FED RIFT IMPERILS GARNER COP CASE
Washington takes lead role Choke officer’s defense sees a benefit
AS THE JUSTICE Department looks to indict NYPD Office Daniel Pantaleo by year’s end in the civil rights probe of the Eric Garner police chokehold case, experts said Tuesday that bitter infighting between prosecutors has made a potential trial a defense lawyer’s dream.
The probe is now firmly in the hands of the Department of Justice in Washington, D.C., which appears to have overruled recommendations from Brooklyn prosecutors and FBI investigators not to indict the NYPD cop, sources said.
The New York-based feds determined they could not bring a criminal civil rights case against Officer Pantaleo for Garner’s death — leading the Department of Justice to take control of the case.
Defense lawyers and former prosecutors said the unusual split opens a trove of evidence that could potentially help Pantaleo if he’s indicted.
When U.S. Attorney General Loretta Lynch gives the department’s civil rights division the green light to charge Pantaleo with violating Garner’s civil rights, it could reveal the deep division between the branches of the Justice Department.
The key, however, is the defense getting its hands on the information and being allowed by a judge to quiz witnesses about it, the sources said.
A former federal prosecutor said a legal battle over discovery evidence will likely take place if there’s an indictment.
“If I’m Pantaleo’s defense lawyer, I want all the internal communications that the prosecutors were fighting about,” said the former fed, who spoke on the condition of anonymity.
“The government will argue, though, that it is internal deliberations and that you can’t cross-examine witnesses about what the prosecutors think about their case.”
Steven Brounstein, who represented Officer Kenneth Boss in the 1999 fatal shooting of unarmed West African immigrant Amadou Diallo, said it helps Pantaleo’s case even if his lawyer is barred from using the information in court.
“This split is out there now in the court of public opinion,” Brounstein said.
“But I don’t believe I would be entitled to the opinion of the Brooklyn prosecutors’ office and I don’t think the original case agent would be allowed to give his opinion as to whether it reached the level of civil rights violation.”
The federal civil rights criminal case would hinge on proving that Pantaleo “intended” to violate Garner’s civil rights, which is a high threshold because it aims to get inside the cop’s head when he brought Garner to the ground.
The feds would not have to prove that Pantaleo intentionally killed Garner.
The Patrolmen’s Benevolent Association has argued the cop did not use a chokehold.
Defense lawyer Eric Franz said he would seek any prosecutorial memos regarding justification of a federal civil rights charge to examine the factual reasons behind the Brooklyn office’s recommendation, but agreed it remains a longshot.
A greater problem is the damage this dispute is doing to the Justice Department’s credibility, Franz said.
“I have enormous respect for Mr.

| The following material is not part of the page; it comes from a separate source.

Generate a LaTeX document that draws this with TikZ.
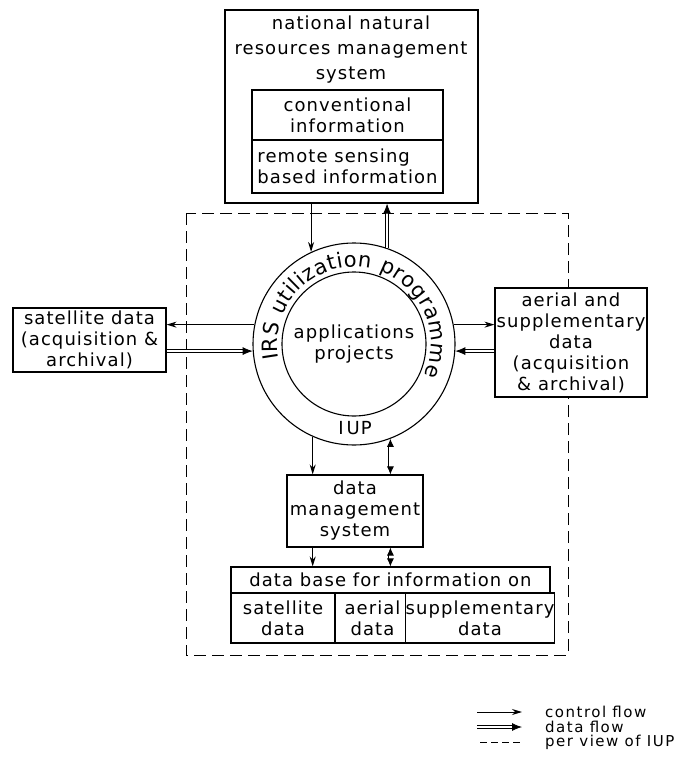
\documentclass[tikz,border=0pt]{standalone}
\usepackage{fontspec}
\setmainfont{DejaVu Sans}[LetterSpace=6]
\usetikzlibrary{arrows.meta,decorations.text}
\newcommand\dgfont{\fontsize{18}{21}\selectfont}
\newcommand\dgtitlefont{\fontsize{18}{25}\selectfont}
\newcommand\dgringfont{\fontsize{21}{24}\selectfont}
\newcommand\dglegfont{\fontsize{15}{15}\selectfont\addfontfeature{LetterSpace=10}}
\tikzset{
  box/.style={draw, line width=1.1pt, fill=white, inner sep=0pt, align=center, font=\dgfont},
  txt/.style={inner sep=0pt, align=center, font=\dgfont},
  legtxt/.style={inner sep=0pt, anchor=west, font=\dglegfont},
  cflow/.style={line width=1pt, -{Stealth[length=10pt,width=6pt]}},
  dflow/.style={double, double distance=2.6pt, line width=0.8pt, -{Latex[length=10pt,width=8pt]}},
  dflowboth/.style={double, double distance=2.6pt, line width=0.8pt, {Latex[length=8pt,width=7pt]}-{Latex[length=8pt,width=7pt]}},
  iupline/.style={line width=1pt, dash pattern=on 12pt off 6pt}
}
\begin{document}
\begin{tikzpicture}[x=1pt,y=1pt]
\useasboundingbox (0,0) rectangle (696,-778);
% IUP perimeter (dashed)
\draw[iupline] (186,-213) rectangle (568,-655);

% national natural resources management system
\node[box, minimum width=253pt, minimum height=193pt] (nnrms) at (351.5,-106.5) {};
\node[txt, font=\dgtitlefont] (nnrmst) at (351,-50) {national natural\\resources management\\system};
\node[box, minimum width=191pt, minimum height=50pt] (conv) at (347.5,-115) {conventional\\information};
\node[box, minimum width=191pt, minimum height=53pt, align=left] (rs) at (347.5,-166.5) {remote sensing\\based information};

% ring
\node[circle, draw, line width=1.1pt, minimum size=202pt, inner sep=0pt] (ring) at (354,-344) {};
\node[circle, draw, line width=1.1pt, minimum size=144pt, inner sep=0pt, align=center, font=\dgfont] (apps) at (354,-344) {applications\\projects};
\path[decorate, decoration={text along path, text align=fit to path,
  text={|\dgringfont|IRS utilization programme}}]
  ([shift={(191:77)}]ring.center) arc[start angle=191, end angle=-24, radius=77];
\node[txt] (iup) at (355,-428) {I\,UP};

% side boxes
\node[box, minimum width=153pt, minimum height=64pt] (sat) at (89.5,-340) {satellite data\\(acquisition \&\\archival)};
\node[box, minimum width=152pt, minimum height=109pt] (aer) at (571,-342.5) {aerial and\\supplementary\\data\\(acquisition\\\& archival)};

% data management system
\node[box, minimum width=136pt, minimum height=72pt] (dms) at (355,-511) {data\\management\\system};

% data base
\node[box, minimum width=319pt, minimum height=26pt] (db) at (390.5,-580) {data base for information on};
\node[box, minimum width=104pt, minimum height=50pt] (dbsat) at (283,-618) {satellite\\data};
\node[box, minimum width=75pt, minimum height=50pt] (dbaer) at (372.5,-618) {aerial\\data};
\node[box, minimum width=140pt, minimum height=50pt] (dbsup) at (480,-618) {supplementary\\data};

% connectors
\draw[cflow] (nnrms.south -| ring.115) -- (ring.115);
\draw[dflow] (ring.71) -- (ring.71 |- nnrms.south);
\draw[cflow] (ring.169) -- (ring.169 -| sat.east);
\draw[dflow] (sat.east |- ring.184) -- (ring.184);
\draw[cflow] (ring.11) -- (ring.11 -| aer.west);
\draw[dflow] (aer.west |- ring.-4) -- (ring.-4);
\draw[cflow] (ring.-114) -- (ring.-114 |- dms.north);
\draw[dflowboth] (ring.-69) -- (ring.-69 |- dms.north);
\draw[cflow] (dms.south -| ring.-114) -- (db.north -| ring.-114);
\draw[dflowboth] (dms.south -| ring.-69) -- (db.north -| ring.-69);

% legend
\coordinate (l1a) at (477,-712); \coordinate (l1b) at (522,-712);
\coordinate (l2a) at (477,-727); \coordinate (l2b) at (522,-727);
\coordinate (l3a) at (480,-742); \coordinate (l3b) at (522,-742);
\draw[cflow] (l1a) -- (l1b);
\draw[dflow] (l2a) -- (l2b);
\draw[line width=1pt, dash pattern=on 7pt off 4pt] (l3a) -- (l3b);
\node[legtxt] (l1t) at (545,-712) {control flow};
\node[legtxt] (l2t) at (545,-727) {data flow};
\node[legtxt] (l3t) at (545,-742) {per view of IUP};
\end{tikzpicture}
\end{document}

Capers (Robert Capers, Brooklyn U.S. attorney) and his office and they were in the best position to determine whether charges are warranted,” he said.
“These media reports can taint the potential jury pool with the knowledge that there were prosecutors who recommended against proceeding with the case and jurors could view the indictment as a political decision.”
Lynch’s predecessor, Eric Holder, had ordered the department to open a civil rights investigation in February 2014 after a Staten Island grand jury declined to indict Pantaleo on a homicide charge.
The Daily News first reported that prosecutors began presenting evidence to a grand jury in Brooklyn Federal Court in February 2015.